Этим отличалось и творчество крупнейшей актрисы классицистического репертуара Екатерины Семеновой. «Говоря о русской трагедии, говоришь о Семеновой и, может быть, только о ней», — писал Пушкин в 1820 году.
Дочь крепостных родителей Екатерина Семенова 10-летней девочкой была отдана в петербургское театральное училище, которое окончила в 1803 году. На следующий год она выступила перед петербургской публикой в роли Антигоны в драме Озерова «Эдип в Афинах». Дебют начинающей артистки был высоко оценен зрителями. Один из больших знатоков и любителей театра Жихарев вспоминал, что эту роль Семенова исполняла «с большим талантом». Роль Антигоны определила характер дарования актрисы как исполнительницы «высокой трагедии». «В роли Антигоны, — писал другой мемуарист, — с превосходством игры, с благозвучием голоса, с благородством осанки соединяла она красоту именно той музы, которой служению себя посвятила» (то есть музы трагедии — Мельпомены). [269] Помимо классических трагедий Корнеля, Расина, Вольтера и отечественных — Озерова, Семенова выступала в сентименталистических драмах Коцебу «Корсиканцы», «Примирение двух братьев», «Пизарро»; Ильина «Великодушие, или Рекрутский набор» и ряде других пьес.

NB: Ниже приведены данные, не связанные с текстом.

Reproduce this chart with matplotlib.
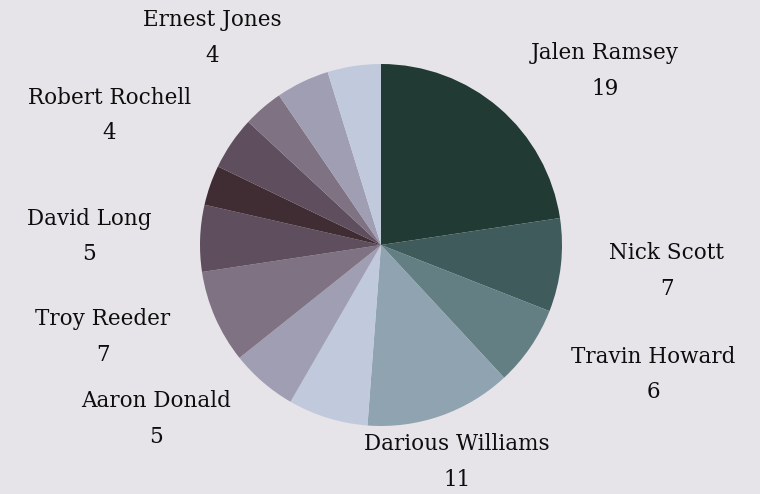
import numpy as np
import matplotlib.pyplot as plt

# slices clockwise from 12 o'clock; None = label hidden in the original
names = ["Jalen Ramsey", "Nick Scott", "Travin Howard", "Darious Williams", None,
         "Aaron Donald", "Troy Reeder", "David Long", None,
         "Robert Rochell", None, "Ernest Jones", None]
values = [19, 7, 6, 11, 6, 5, 7, 5, 3, 4, 3, 4, 4]
colors = ["#213a33", "#3f5b5c", "#647f84", "#8fa3b0", "#c1cadc", "#a09eb2",
          "#7f7283", "#5f4f5e", "#402c33", "#5f4f5e", "#7f7283", "#a09eb2", "#c1cadc"]

bg = "#e6e4e9"
W, H = 760, 494
cx, cy, r_px = 381, 245, 181

fig = plt.figure(figsize=(W / 100, H / 100), dpi=100, facecolor=bg)
ax = fig.add_axes([0, 0, 1, 1])
ax.set_facecolor(bg)

ax.pie(values, colors=colors, startangle=90, counterclock=False,
       radius=1, wedgeprops=dict(linewidth=0))

# labels sit just outside the pie, at the slice's mid angle
total = sum(values)
cum = np.cumsum([0] + values)
label_r = 1.27
for i, name in enumerate(names):
    if name is None:
        continue
    mid = (cum[i] + cum[i + 1]) / 2 / total * 2 * np.pi  # clockwise from top
    sx, sy = np.sin(mid), np.cos(mid)
    if sx > 0.4:
        ha = "left"
    elif sx < -0.4:
        ha = "right"
    else:
        ha = "center"
    ax.text(label_r * sx, label_r * sy, f"{name}\n{values[i]}",
            ha=ha, va="center", multialignment="center",
            fontsize=15.5, family="DejaVu Serif", color="#0d0d0d",
            linespacing=1.8)

ax.set_xlim(-cx / r_px, (W - cx) / r_px)
ax.set_ylim(-(H - cy) / r_px, cy / r_px)
ax.axis("off")

fig.savefig("out.png", dpi=100, facecolor=bg)
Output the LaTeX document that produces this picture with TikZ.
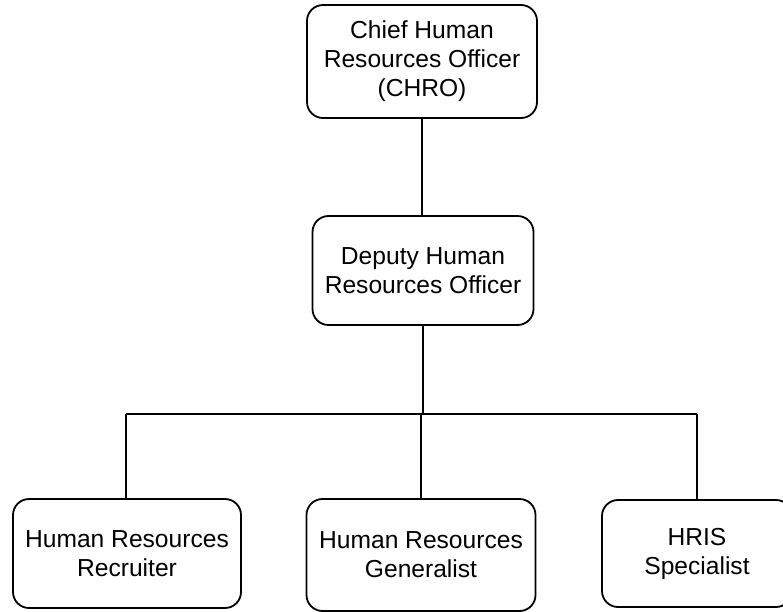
\documentclass[tikz,border=0pt]{standalone}
\usepackage{fontspec}
\setmainfont{Liberation Sans}
\begin{document}
\begin{tikzpicture}[x=1pt,y=-1pt,
  box/.style={draw=black, line width=1.8pt, rounded corners=16pt, fill=white,
    align=center, inner sep=0pt, font=\fontsize{24.6}{29}\selectfont},
  link/.style={draw=black, line width=1.8pt}]
\useasboundingbox (0,0) rectangle (783,611);
\fill[white] (0,0) rectangle (783,611);
\clip (0,0) rectangle (783,611);
\node[box, minimum width=230pt, minimum height=113pt] (chro) at (422,61.5)
  {Chief Human\\Resources Officer\\(CHRO)};
\node[box, minimum width=221pt, minimum height=109pt] (deputy) at (423,270.5)
  {Deputy Human\\Resources Officer};
\node[box, minimum width=228pt, minimum height=109pt] (recruiter) at (127,553.5)
  {Human Resources\\Recruiter};
\node[box, minimum width=229pt, minimum height=112pt] (generalist) at (421,555)
  {Human Resources\\Generalist};
\node[box, minimum width=190pt, minimum height=107pt] (hris) at (697,553.5)
  {HRIS\\Specialist};
\coordinate (busL) at (126,414);
\coordinate (busR) at (697,414);
\draw[link] (chro.south) -- (chro.south |- deputy.north);
\draw[link] (deputy.south) -- (deputy.south |- busL);
\draw[link] (busL) -- (busR);
\draw[link] (recruiter.north -| busL) -- (busL);
\draw[link] (generalist.north) -- (generalist.north |- busL);
\draw[link] (hris.north) -- (busR);
\end{tikzpicture}
\end{document}
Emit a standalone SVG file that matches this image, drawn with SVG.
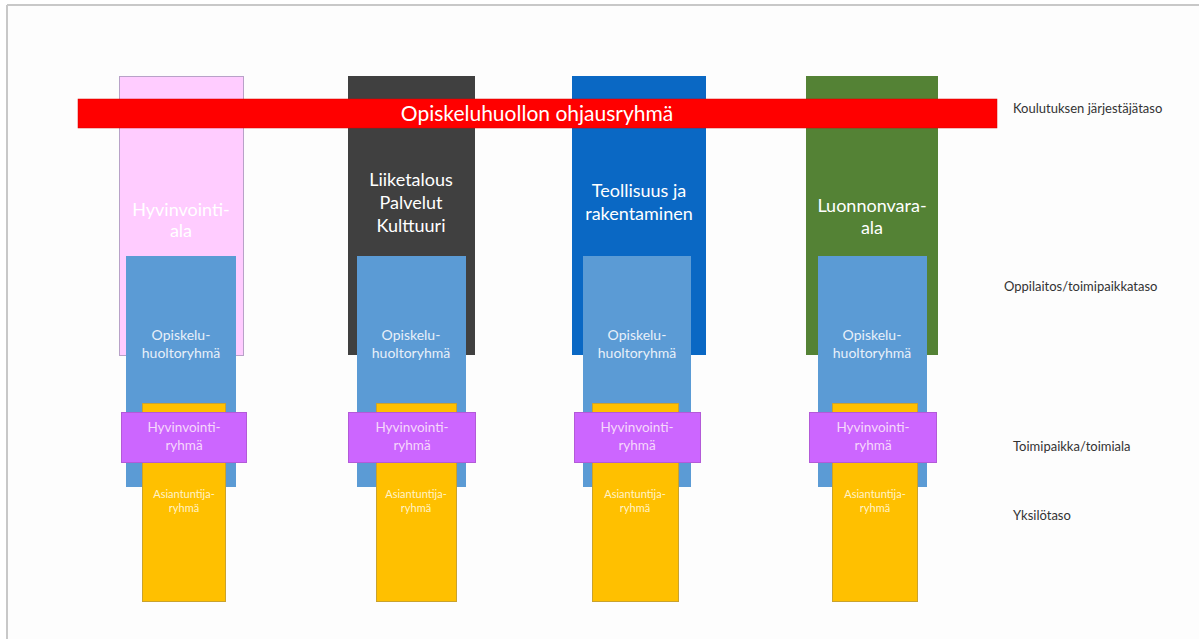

Отличительной чертой ее дарования было то, что актриса выделяла положительные стороны в характерах героинь. «В злодеяниях, жестокости, в безумии страстей усматривала она тягу к свету и теплу, свойственную человеческой натуре. Именно это и делало ее героинь столь „натуральными“. [270] Эти особенности ее творческого метода свидетельствуют о некотором отходе актрисы от строгих канонов типичной классицистической трагедии. Стиль игры Семеновой в героических ролях был классико-романтическим или стилем романтизированного классицизма, как пьесы Озерова.
269
Вигель Ф. Ф. Записки. М., 1928. Т. 1. С. 332.
270
Медведева И. И. Екатерина Семенова. Жизнь и творчество. М., 1964. С. 271.